▶ WHAT TO WORK ON: Search the data below for the string "matplotlib". Extract every line that contains it.

▶ DATA LINES:
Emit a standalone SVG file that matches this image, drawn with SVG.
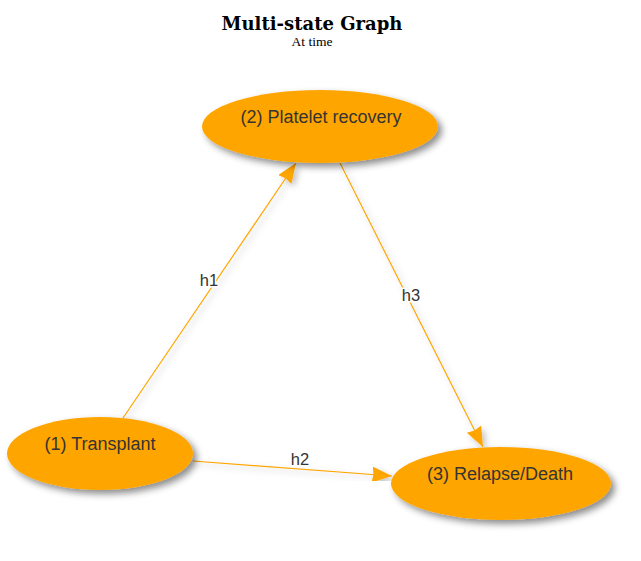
<svg xmlns="http://www.w3.org/2000/svg" width="641" height="561" viewBox="0 0 641 561">
<style>
.node{fill:#FFA500;filter:url(#sh)}
.nlabel{font-family:"Liberation Sans",Arial,sans-serif;font-size:18px;fill:#343434;text-anchor:middle}
.edge{stroke:#FFA500;stroke-width:1.2;fill:none;filter:url(#esh)}
.elabel{font-family:"Liberation Sans",Arial,sans-serif;font-size:16.5px;fill:#343434;text-anchor:middle;stroke:#fff;stroke-width:3;paint-order:stroke}
.title{font-family:"DejaVu Serif","Liberation Serif",serif;font-weight:bold;font-size:18px;text-anchor:middle;fill:#000}
.sub{font-family:"Liberation Serif",serif;font-size:13.5px;text-anchor:middle;fill:#000}
</style>
<defs>
<filter id="sh" x="-20%" y="-30%" width="150%" height="170%">
<feDropShadow dx="4" dy="4" stdDeviation="3.5" flood-color="#000" flood-opacity="0.45"/>
</filter>
<filter id="esh" x="-20%" y="-20%" width="150%" height="150%">
<feDropShadow dx="3" dy="3" stdDeviation="3" flood-color="#000" flood-opacity="0.25"/>
</filter>
<marker id="arr" markerUnits="userSpaceOnUse" markerWidth="22" markerHeight="18" refX="20" refY="8" orient="auto">
<path d="M0,0 L20,8 L0,16 L1.5,8 z" fill="#FFA500"/>
</marker>
</defs>
<g id="title">
<text class="title" x="312" y="30">Multi-state Graph</text>
<text class="sub" x="312" y="46">At time</text>
</g>
<g id="edges">
<line class="edge" x1="123" y1="418" x2="296" y2="163" marker-end="url(#arr)"/>
<line class="edge" x1="193" y1="461" x2="392" y2="476" marker-end="url(#arr)"/>
<line class="edge" x1="340" y1="163" x2="483" y2="447" marker-end="url(#arr)"/>
<text class="elabel" x="209" y="286">h1</text>
<text class="elabel" x="300" y="465">h2</text>
<text class="elabel" x="411" y="301">h3</text>
</g>
<g id="node2">
<ellipse class="node" cx="320" cy="126.5" rx="118" ry="36.5"/>
<text class="nlabel" x="321" y="123">(2) Platelet recovery</text>
</g>
<g id="node1">
<ellipse class="node" cx="100" cy="453.5" rx="93" ry="36.5"/>
<text class="nlabel" x="100" y="450">(1) Transplant</text>
</g>
<g id="node3">
<ellipse class="node" cx="501" cy="483.5" rx="110" ry="36.5"/>
<text class="nlabel" x="500" y="480">(3) Relapse/Death</text>
</g>
</svg>
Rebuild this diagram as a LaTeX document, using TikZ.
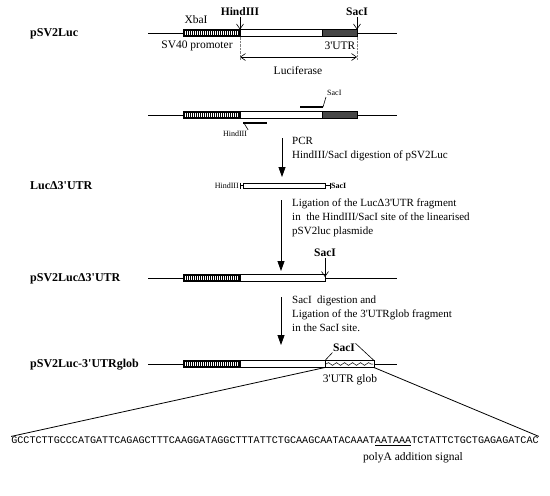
\documentclass[tikz,border=0pt]{standalone}
\usepackage{fontspec}
\setmainfont{Liberation Serif}
\newfontfamily\seqfont{Liberation Mono}
\usetikzlibrary{positioning, arrows.meta, calc, decorations.pathmorphing}
\definecolor{utrgray}{HTML}{474747}
\newcommand{\tq}{\textquotesingle}

\tikzset{
  dna/.style={line width=0.7pt},
  cname/.style={font=\bfseries\fontsize{12}{14}\selectfont, anchor=west, inner sep=0pt},
  site/.style={font=\bfseries\fontsize{11.5}{13}\selectfont, inner sep=1pt},
  tag/.style={font=\fontsize{11.5}{13}\selectfont, inner sep=1pt},
  tiny site/.style={font=\fontsize{8}{9}\selectfont, inner sep=1pt},
  note/.style={font=\fontsize{11}{14}\selectfont, anchor=north west, align=left, inner sep=0pt},
  cut/.style={line width=0.6pt, -{Straight Barb[length=5pt,width=7pt]}},
  stagearrow/.style={line width=0.8pt, -{Triangle[width=7pt,length=10pt]}}
}

\newcommand{\svpromoter}[1]{%
  \draw[fill=black] (183,#1-3.5) rectangle (240,#1+3.5);
  \foreach \sx in {185,187,...,237}{\draw[white,line width=0.6pt] (\sx,#1-2) -- (\sx,#1+2);}
}

\begin{document}
\begin{tikzpicture}[x=1pt,y=-1pt]
  \useasboundingbox (0,0) rectangle (550,496);
  \def\bh{3.5}

  % pSV2Luc
  \node[cname] (pSV) at (30,34) {pSV2Luc};
  \draw[dna] (148,33) -- (397,33);
  \svpromoter{33}
  \draw[fill=white] (240,33-\bh) rectangle (322,33+\bh);
  \draw[fill=utrgray] (322,33-\bh) rectangle (357,33+\bh);
  \node[site] (hindA) at (240,12) {HindIII};
  \node[site] (sacA) at (357,12) {SacI};
  \node[tag] (xba) at (196,20) {XbaI};
  \coordinate (hindAcut) at (240,33-\bh);
  \coordinate (sacAcut) at (357,33-\bh);
  \draw[cut] (hindA) -- (hindAcut);
  \draw[cut] (sacA) -- (sacAcut);
  \node[tag] (sv40) at (197,46) {SV40 promoter};
  \node[tag] (utrA) at (340,46) {3\tq UTR};
  \draw[gray, densely dotted] (240,33+\bh) -- (240,60);
  \draw[gray, densely dotted] (357,33+\bh) -- (357,60);
  \coordinate (lucL) at (240,57);
  \coordinate (lucR) at (357,57);
  \draw[line width=0.6pt, {Straight Barb[length=5pt,width=7pt]}-{Straight Barb[length=5pt,width=7pt]}] (lucL) -- (lucR);
  \node[tag] (luc) at (298,71) {Luciferase};

  % primers
  \draw[dna] (148,115) -- (397,115);
  \svpromoter{115}
  \draw[fill=white] (240,115-\bh) rectangle (322,115+\bh);
  \draw[fill=utrgray] (322,115-\bh) rectangle (357,115+\bh);
  \draw[line width=2.2pt] (300,107) -- (323,107);
  \draw[line width=2.2pt] (243,123) -- (267,123);
  \node[tiny site, anchor=south west] (sacP) at (326,97) {SacI};
  \node[tiny site, anchor=north] (hindP) at (235,130) {HindIII};
  \coordinate (sacPend) at (323,107);
  \coordinate (hindPend) at (244,123);
  \draw[line width=0.6pt] (sacPend) -- (sacP.south west);
  \draw[line width=0.6pt] (hindPend) -- (hindP.north east);

  % PCR step
  \coordinate (stepAtop) at (282,138);
  \coordinate (stepAbot) at (282,177);
  \draw[stagearrow] (stepAtop) -- (stepAbot);
  \node[note] (pcr) at (292,137) {PCR\\HindIII/SacI digestion of pSV2Luc};

  % LucD3'UTR fragment
  \node[cname] (frag) at (30,186) {LucΔ3\tq UTR};
  \draw[fill=white] (243,183) rectangle (325,188);
  \draw[line width=0.6pt] (240,185.5) -- (243,185.5) (240,182.5) -- (240,188.5);
  \draw[line width=0.6pt] (325,185.5) -- (330,185.5) (330,182.5) -- (330,188.5);
  \node[tiny site, anchor=east] (hindF) at (240,185.5) {HindIII};
  \node[tiny site, anchor=west, font=\bfseries\fontsize{8}{9}\selectfont] (sacF) at (330,185.5) {SacI};

  % ligation step
  \coordinate (stepBtop) at (281,200);
  \coordinate (stepBbot) at (281,271);
  \draw[stagearrow] (stepBtop) -- (stepBbot);
  \node[note] (lig) at (292,199) {Ligation of the LucΔ3\tq UTR fragment\\in\ \ the HindIII/SacI site of the linearised\\pSV2luc plasmide};

  % pSV2LucD3'UTR
  \node[cname] (pSVd) at (30,279) {pSV2LucΔ3\tq UTR};
  \draw[dna] (148,278) -- (397,278);
  \svpromoter{278}
  \draw[fill=white] (240,278-\bh) rectangle (325,278+\bh);
  \node[site] (sacD) at (325,253) {SacI};
  \coordinate (sacDcut) at (325,277);
  \draw[cut] (sacD) -- (sacDcut);

  % SacI step
  \coordinate (stepCtop) at (281,297);
  \coordinate (stepCbot) at (281,345);
  \draw[stagearrow] (stepCtop) -- (stepCbot);
  \node[note] (sacstep) at (292,296) {SacI\ \ digestion and\\Ligation of the 3\tq UTRglob fragment\\in the SacI site.};

  % pSV2Luc-3'UTRglob
  \node[cname] (pSVg) at (30,365) {pSV2Luc-3\tq UTRglob};
  \draw[dna] (148,364) -- (397,364);
  \svpromoter{364}
  \draw[fill=white] (240,364-\bh) rectangle (325,364+\bh);
  \draw[fill=white] (325,364-\bh) rectangle (374,364+\bh);
  \draw[line width=0.5pt, decorate, decoration={snake, segment length=8pt, amplitude=1.4pt}] (326,364) -- (373,364);
  \node[site, inner sep=0.5pt] (sacG) at (344,348) {SacI};
  \coordinate (globL) at (325,364-\bh);
  \coordinate (globR) at (374,364-\bh);
  \draw[line width=0.6pt] (globL) -- (sacG.south west);
  \draw[line width=0.6pt] (sacG.north east) -- (globR);
  \node[tag] (glob) at (350,380) {3\tq UTR glob};

  % sequence
  \node[inner sep=0pt] (seq) at (275,441) {\seqfont\fontsize{10.1}{12}\selectfont GCCTCTTGCCCATGATTCAGAGCTTTCAAGGATAGGCTTTATTCTGCAAGCAATACAAAT\underline{AATAAA}TCTATTCTGCTGAGAGATCAC};
  \coordinate (zoomL) at (325,364+\bh);
  \coordinate (zoomR) at (374,364+\bh);
  \draw[line width=0.8pt] (zoomL) -- (seq.north west);
  \draw[line width=0.8pt] (zoomR) -- (seq.north east);
  \node[tag] (polyA) at (413,458) {polyA addition signal};
\end{tikzpicture}
\end{document}
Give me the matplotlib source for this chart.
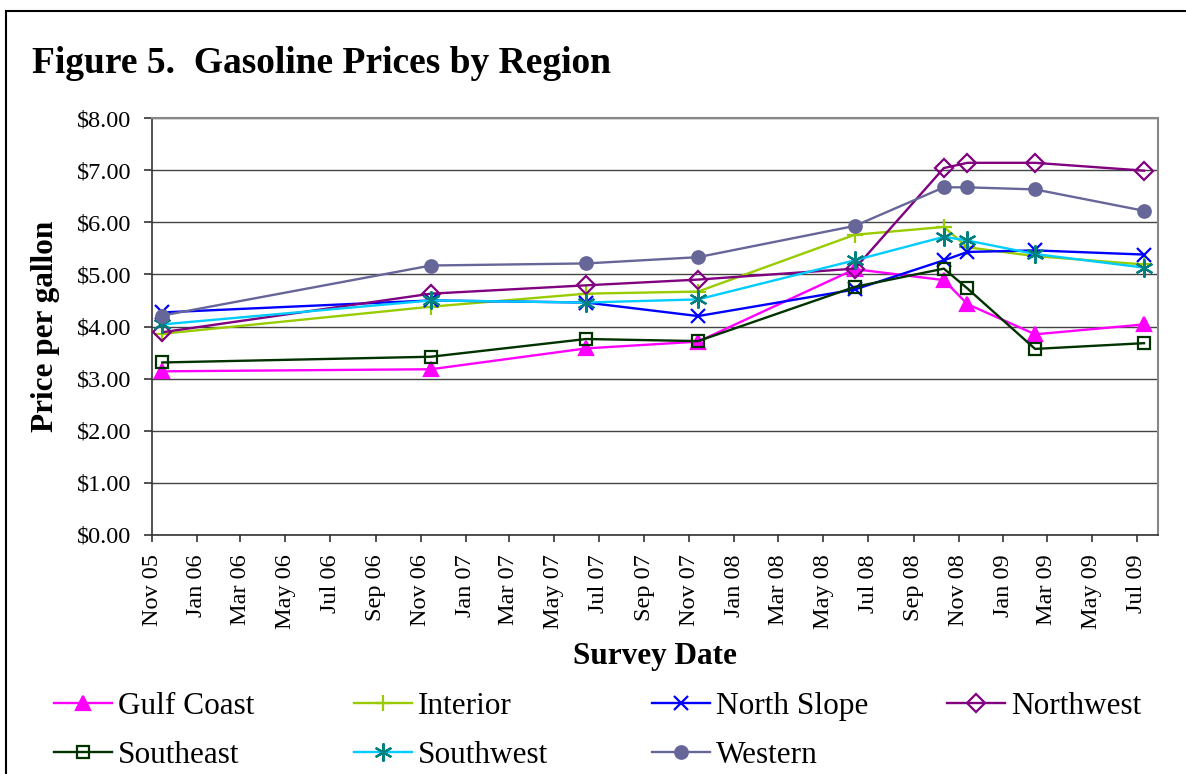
import matplotlib
matplotlib.use('Agg')
import matplotlib.pyplot as plt
import matplotlib.dates as mdates
from matplotlib.patches import Rectangle
from matplotlib.ticker import FuncFormatter
import pandas as pd

plt.rcParams['font.family'] = ['Liberation Serif', 'DejaVu Serif']

# survey dates
survey_dates = pd.to_datetime([
    '2005-11-15', '2006-11-15', '2007-06-14', '2007-11-13', '2008-06-13',
    '2008-10-12', '2008-11-13', '2009-02-13', '2009-07-11',
])

# price per gallon by region
gulf_coast  = [3.14, 3.18, 3.58, 3.71, 5.10, 4.89, 4.43, 3.85, 4.04]
interior    = [3.86, 4.38, 4.63, 4.67, 5.76, 5.91, 5.52, 5.35, 5.19]
north_slope = [4.27, 4.50, 4.46, 4.20, 4.71, 5.27, 5.43, 5.46, 5.38]
northwest   = [3.89, 4.63, 4.79, 4.90, 5.11, 7.04, 7.14, 7.14, 6.99]
southeast   = [3.31, 3.42, 3.76, 3.72, 4.76, 5.11, 4.73, 3.57, 3.68]
southwest   = [4.04, 4.50, 4.46, 4.52, 5.27, 5.72, 5.65, 5.39, 5.13]
western     = [4.21, 5.17, 5.21, 5.33, 5.93, 6.67, 6.67, 6.63, 6.22]

region_names = ['Gulf Coast', 'Interior', 'North Slope', 'Northwest',
                'Southeast', 'Southwest', 'Western']
region_values = [gulf_coast, interior, north_slope, northwest,
                 southeast, southwest, western]

# line colour, marker, marker edge colour, marker face colour, marker size
styles = [
    ('#FF00FF', '^', '#FF00FF', '#FF00FF', 10),
    ('#99CC00', '+', '#99CC00', '#99CC00', 12),
    ('#0000FF', 'x', '#0000FF', '#0000FF', 10),
    ('#800080', 'D', '#800080', 'none', 9),
    ('#003300', 's', '#003300', 'none', 8),
    ('#00CCFF', (6, 2, 0), '#008080', '#008080', 13),
    ('#666699', 'o', '#666699', '#666699', 9),
]

W, H = 1186, 774
fig = plt.figure(figsize=(W / 100, H / 100), dpi=100)

# outer frame of the figure (runs off the right and bottom edges)
fig.patches.append(Rectangle((6 / W, -0.05), 1.0, 1 - 10.5 / H + 0.05,
                             transform=fig.transFigure, fill=False,
                             ec='black', lw=1.5))

fig.text(32 / W, 1 - 73 / H, 'Figure 5.  Gasoline Prices by Region',
         fontsize=27, fontweight='bold', va='baseline', ha='left')

ax = fig.add_axes([152 / W, 1 - 535 / H, (1158 - 152) / W, (535 - 118) / H])

handles = []
for name, vals, (lc, mk, mec, mfc, ms) in zip(region_names, region_values, styles):
    h, = ax.plot(survey_dates, vals, color=lc, lw=1.7, marker=mk, ms=ms,
                 mec=mec, mfc=mfc, mew=1.6, label=name, zorder=3)
    handles.append(h)

ax.set_ylim(0, 8)
ax.set_yticks(range(0, 9))
ax.yaxis.set_major_formatter(FuncFormatter(lambda v, p: f'${v:.2f}'))
ax.set_xlim(pd.Timestamp('2005-11-01'), pd.Timestamp('2009-07-30'))
ax.xaxis.set_major_locator(mdates.MonthLocator(bymonth=[1, 3, 5, 7, 9, 11]))
ax.xaxis.set_major_formatter(mdates.DateFormatter('%b %y'))

ax.grid(axis='y', color='#444444', lw=1.0)
ax.set_axisbelow(True)
for side in ['top', 'right']:
    ax.spines[side].set_color('#888888')
    ax.spines[side].set_linewidth(1.5)
for side in ['left', 'bottom']:
    ax.spines[side].set_color('#333333')
    ax.spines[side].set_linewidth(1.2)

ax.tick_params(axis='y', length=6, width=1.2, pad=9, labelsize=17.5, color='#333333')
ax.tick_params(axis='x', length=5, width=1.2, pad=9, labelsize=17.5,
               labelrotation=90, color='#333333')

ax.set_ylabel('Price per gallon', fontsize=22.5, fontweight='bold', labelpad=12)
ax.set_xlabel('Survey Date', fontsize=22.5, fontweight='bold', labelpad=9)

# legend: four columns, placed like the original
columns = [[0, 4], [1, 5], [2, 6], [3]]
col_x = [54, 354, 652, 947]
for idx, x0 in zip(columns, col_x):
    fig.legend([handles[i] for i in idx], [region_names[i] for i in idx],
               loc='upper left', bbox_to_anchor=(x0 / W, 1 - 692 / H),
               frameon=False, fontsize=22.5, borderpad=0, borderaxespad=0,
               handlelength=1.85, handletextpad=0.2, labelspacing=0.63)

fig.savefig('out.png', dpi=100)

▶ WRITTEN ANSWER:
Give me the matplotlib source for this chart.
import matplotlib
matplotlib.use('Agg')
import matplotlib.pyplot as plt
import matplotlib.dates as mdates
from matplotlib.patches import Rectangle
from matplotlib.ticker import FuncFormatter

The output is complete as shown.